WRITTEN TASK
Begin at the first line of the data and copy each line through the one containing "FONCTIONNEMENT DES POPULATIONS</text>", that line included, with no pictures.

STORED DATA

[BEGIN]

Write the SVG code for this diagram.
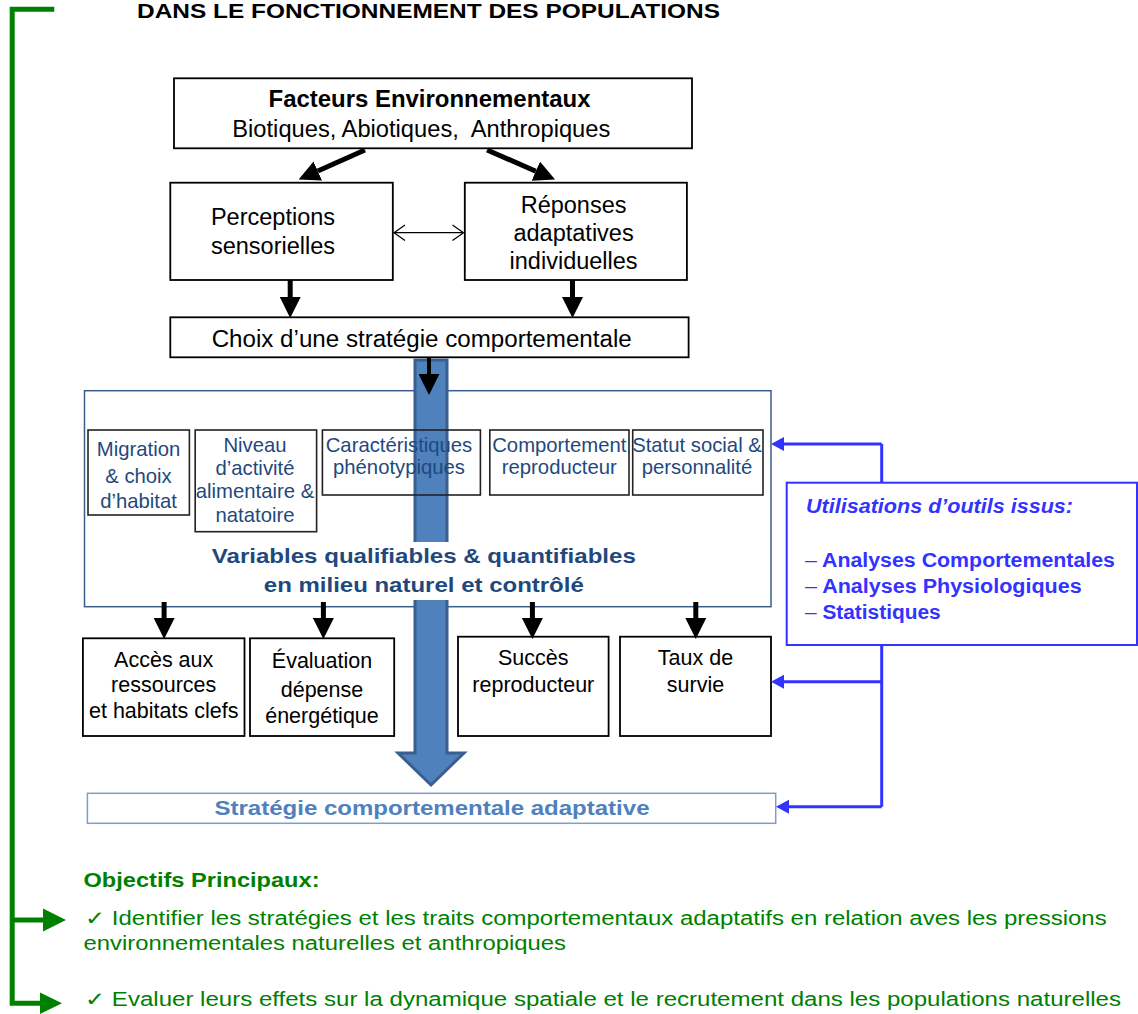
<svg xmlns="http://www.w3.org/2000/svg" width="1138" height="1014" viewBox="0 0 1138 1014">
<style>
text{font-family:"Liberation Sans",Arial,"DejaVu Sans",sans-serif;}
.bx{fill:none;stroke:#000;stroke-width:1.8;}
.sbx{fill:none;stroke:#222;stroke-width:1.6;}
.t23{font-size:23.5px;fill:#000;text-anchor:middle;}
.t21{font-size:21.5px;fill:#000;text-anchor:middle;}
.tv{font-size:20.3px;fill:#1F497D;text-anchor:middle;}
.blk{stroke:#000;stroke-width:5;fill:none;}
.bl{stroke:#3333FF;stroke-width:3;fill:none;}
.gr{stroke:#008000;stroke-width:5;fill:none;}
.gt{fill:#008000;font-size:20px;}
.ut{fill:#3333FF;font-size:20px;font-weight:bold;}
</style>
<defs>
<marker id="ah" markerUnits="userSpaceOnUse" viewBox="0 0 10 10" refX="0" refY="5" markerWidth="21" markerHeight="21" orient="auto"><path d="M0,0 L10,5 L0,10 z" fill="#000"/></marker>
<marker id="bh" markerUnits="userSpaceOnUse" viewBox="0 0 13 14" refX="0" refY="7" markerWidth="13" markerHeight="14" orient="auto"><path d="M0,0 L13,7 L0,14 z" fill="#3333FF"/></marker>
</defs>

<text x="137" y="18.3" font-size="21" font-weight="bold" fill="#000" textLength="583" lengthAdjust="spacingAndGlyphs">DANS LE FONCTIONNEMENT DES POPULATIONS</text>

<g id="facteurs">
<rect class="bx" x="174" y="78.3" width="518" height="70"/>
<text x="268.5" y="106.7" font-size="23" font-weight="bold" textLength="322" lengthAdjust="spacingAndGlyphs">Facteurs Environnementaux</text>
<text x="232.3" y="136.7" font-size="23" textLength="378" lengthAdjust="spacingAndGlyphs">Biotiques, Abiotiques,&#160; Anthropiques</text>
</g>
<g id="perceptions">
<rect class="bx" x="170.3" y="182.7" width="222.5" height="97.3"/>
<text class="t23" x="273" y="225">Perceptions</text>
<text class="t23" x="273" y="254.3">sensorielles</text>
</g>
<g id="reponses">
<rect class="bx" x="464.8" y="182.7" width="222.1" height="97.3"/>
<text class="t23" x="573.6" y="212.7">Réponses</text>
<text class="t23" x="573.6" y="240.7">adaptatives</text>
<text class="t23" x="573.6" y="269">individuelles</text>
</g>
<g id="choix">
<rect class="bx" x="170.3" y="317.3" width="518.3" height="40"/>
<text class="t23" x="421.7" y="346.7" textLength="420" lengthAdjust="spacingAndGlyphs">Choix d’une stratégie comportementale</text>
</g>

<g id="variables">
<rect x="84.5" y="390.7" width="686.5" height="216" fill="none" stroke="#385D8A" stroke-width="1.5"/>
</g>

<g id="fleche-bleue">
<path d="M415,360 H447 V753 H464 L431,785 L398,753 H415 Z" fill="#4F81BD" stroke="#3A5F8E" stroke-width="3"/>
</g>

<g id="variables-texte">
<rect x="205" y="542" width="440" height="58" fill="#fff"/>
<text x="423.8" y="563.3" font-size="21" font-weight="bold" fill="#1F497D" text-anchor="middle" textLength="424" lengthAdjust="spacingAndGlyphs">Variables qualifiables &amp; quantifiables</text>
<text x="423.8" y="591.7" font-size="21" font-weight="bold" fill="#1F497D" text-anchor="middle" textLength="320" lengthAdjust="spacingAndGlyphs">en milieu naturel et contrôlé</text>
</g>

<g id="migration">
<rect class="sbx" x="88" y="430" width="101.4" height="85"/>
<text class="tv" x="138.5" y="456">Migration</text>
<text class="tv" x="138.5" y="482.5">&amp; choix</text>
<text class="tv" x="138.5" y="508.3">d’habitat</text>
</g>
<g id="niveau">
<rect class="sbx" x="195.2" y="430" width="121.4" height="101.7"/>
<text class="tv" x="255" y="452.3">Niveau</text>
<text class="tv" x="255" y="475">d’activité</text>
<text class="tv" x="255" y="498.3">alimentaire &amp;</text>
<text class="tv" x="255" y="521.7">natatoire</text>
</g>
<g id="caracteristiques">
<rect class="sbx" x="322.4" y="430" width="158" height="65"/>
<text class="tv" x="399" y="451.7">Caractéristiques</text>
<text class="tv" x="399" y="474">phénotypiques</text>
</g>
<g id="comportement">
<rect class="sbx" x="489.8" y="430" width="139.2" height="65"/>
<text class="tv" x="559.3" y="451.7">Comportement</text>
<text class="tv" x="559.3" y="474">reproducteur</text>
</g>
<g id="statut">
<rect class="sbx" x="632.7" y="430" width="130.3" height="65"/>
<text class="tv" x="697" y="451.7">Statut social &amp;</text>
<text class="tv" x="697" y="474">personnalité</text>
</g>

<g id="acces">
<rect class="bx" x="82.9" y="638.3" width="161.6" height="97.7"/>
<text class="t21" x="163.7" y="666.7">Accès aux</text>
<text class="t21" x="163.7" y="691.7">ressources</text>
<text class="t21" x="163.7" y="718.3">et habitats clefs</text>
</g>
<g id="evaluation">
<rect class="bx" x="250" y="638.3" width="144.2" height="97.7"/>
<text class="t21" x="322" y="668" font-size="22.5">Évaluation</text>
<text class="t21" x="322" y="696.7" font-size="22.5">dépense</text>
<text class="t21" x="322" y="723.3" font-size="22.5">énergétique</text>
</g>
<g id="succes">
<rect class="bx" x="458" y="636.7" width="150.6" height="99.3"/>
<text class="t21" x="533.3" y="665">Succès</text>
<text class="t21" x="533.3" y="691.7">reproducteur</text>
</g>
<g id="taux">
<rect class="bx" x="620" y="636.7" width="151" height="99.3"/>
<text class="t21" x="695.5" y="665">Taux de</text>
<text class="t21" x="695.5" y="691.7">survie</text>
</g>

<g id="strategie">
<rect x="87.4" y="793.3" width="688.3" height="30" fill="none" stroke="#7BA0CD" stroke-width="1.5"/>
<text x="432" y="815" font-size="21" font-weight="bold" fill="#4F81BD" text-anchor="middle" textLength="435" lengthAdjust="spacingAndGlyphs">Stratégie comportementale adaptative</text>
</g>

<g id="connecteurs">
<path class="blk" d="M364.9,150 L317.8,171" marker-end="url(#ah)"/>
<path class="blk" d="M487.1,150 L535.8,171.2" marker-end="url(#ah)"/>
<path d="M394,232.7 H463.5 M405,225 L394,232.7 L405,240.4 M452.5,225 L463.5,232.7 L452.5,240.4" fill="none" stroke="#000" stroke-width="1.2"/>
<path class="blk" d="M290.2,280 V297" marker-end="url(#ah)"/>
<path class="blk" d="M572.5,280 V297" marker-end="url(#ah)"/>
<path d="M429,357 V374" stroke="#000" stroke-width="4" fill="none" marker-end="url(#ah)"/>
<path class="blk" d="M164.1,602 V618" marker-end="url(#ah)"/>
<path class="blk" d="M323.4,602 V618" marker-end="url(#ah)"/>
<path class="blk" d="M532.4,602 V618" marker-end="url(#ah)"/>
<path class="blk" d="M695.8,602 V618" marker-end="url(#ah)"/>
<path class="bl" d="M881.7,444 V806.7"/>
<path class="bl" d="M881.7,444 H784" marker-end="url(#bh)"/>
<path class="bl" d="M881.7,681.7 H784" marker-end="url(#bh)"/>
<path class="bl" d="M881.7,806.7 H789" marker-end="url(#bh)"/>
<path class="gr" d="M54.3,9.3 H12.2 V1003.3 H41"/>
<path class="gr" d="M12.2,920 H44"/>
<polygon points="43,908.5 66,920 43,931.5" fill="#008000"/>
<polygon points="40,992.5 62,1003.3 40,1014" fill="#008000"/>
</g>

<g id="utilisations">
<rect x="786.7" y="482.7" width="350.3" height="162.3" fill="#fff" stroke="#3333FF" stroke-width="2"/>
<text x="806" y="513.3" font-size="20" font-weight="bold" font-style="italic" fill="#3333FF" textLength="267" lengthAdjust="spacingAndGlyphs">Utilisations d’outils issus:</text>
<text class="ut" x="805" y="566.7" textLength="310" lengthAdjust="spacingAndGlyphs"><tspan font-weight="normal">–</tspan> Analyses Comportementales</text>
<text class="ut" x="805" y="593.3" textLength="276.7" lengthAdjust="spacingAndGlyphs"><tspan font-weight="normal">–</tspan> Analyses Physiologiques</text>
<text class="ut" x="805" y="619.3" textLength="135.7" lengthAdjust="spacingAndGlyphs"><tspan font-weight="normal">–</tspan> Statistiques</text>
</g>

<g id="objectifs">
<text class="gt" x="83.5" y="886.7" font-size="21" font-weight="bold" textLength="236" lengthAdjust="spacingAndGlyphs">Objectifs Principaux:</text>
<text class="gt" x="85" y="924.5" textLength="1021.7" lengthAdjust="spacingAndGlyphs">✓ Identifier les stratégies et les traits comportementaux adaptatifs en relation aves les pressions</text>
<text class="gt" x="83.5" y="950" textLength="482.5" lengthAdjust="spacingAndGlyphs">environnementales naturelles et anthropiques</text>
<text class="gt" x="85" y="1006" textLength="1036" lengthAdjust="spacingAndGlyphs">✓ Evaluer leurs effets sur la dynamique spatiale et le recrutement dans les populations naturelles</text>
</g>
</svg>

[END]

ANSWER FOR THE TASK
Write the SVG code for this diagram.
<svg xmlns="http://www.w3.org/2000/svg" width="1138" height="1014" viewBox="0 0 1138 1014">
<style>
text{font-family:"Liberation Sans",Arial,"DejaVu Sans",sans-serif;}
.bx{fill:none;stroke:#000;stroke-width:1.8;}
.sbx{fill:none;stroke:#222;stroke-width:1.6;}
.t23{font-size:23.5px;fill:#000;text-anchor:middle;}
.t21{font-size:21.5px;fill:#000;text-anchor:middle;}
.tv{font-size:20.3px;fill:#1F497D;text-anchor:middle;}
.blk{stroke:#000;stroke-width:5;fill:none;}
.bl{stroke:#3333FF;stroke-width:3;fill:none;}
.gr{stroke:#008000;stroke-width:5;fill:none;}
.gt{fill:#008000;font-size:20px;}
.ut{fill:#3333FF;font-size:20px;font-weight:bold;}
</style>
<defs>
<marker id="ah" markerUnits="userSpaceOnUse" viewBox="0 0 10 10" refX="0" refY="5" markerWidth="21" markerHeight="21" orient="auto"><path d="M0,0 L10,5 L0,10 z" fill="#000"/></marker>
<marker id="bh" markerUnits="userSpaceOnUse" viewBox="0 0 13 14" refX="0" refY="7" markerWidth="13" markerHeight="14" orient="auto"><path d="M0,0 L13,7 L0,14 z" fill="#3333FF"/></marker>
</defs>

<text x="137" y="18.3" font-size="21" font-weight="bold" fill="#000" textLength="583" lengthAdjust="spacingAndGlyphs">DANS LE FONCTIONNEMENT DES POPULATIONS</text>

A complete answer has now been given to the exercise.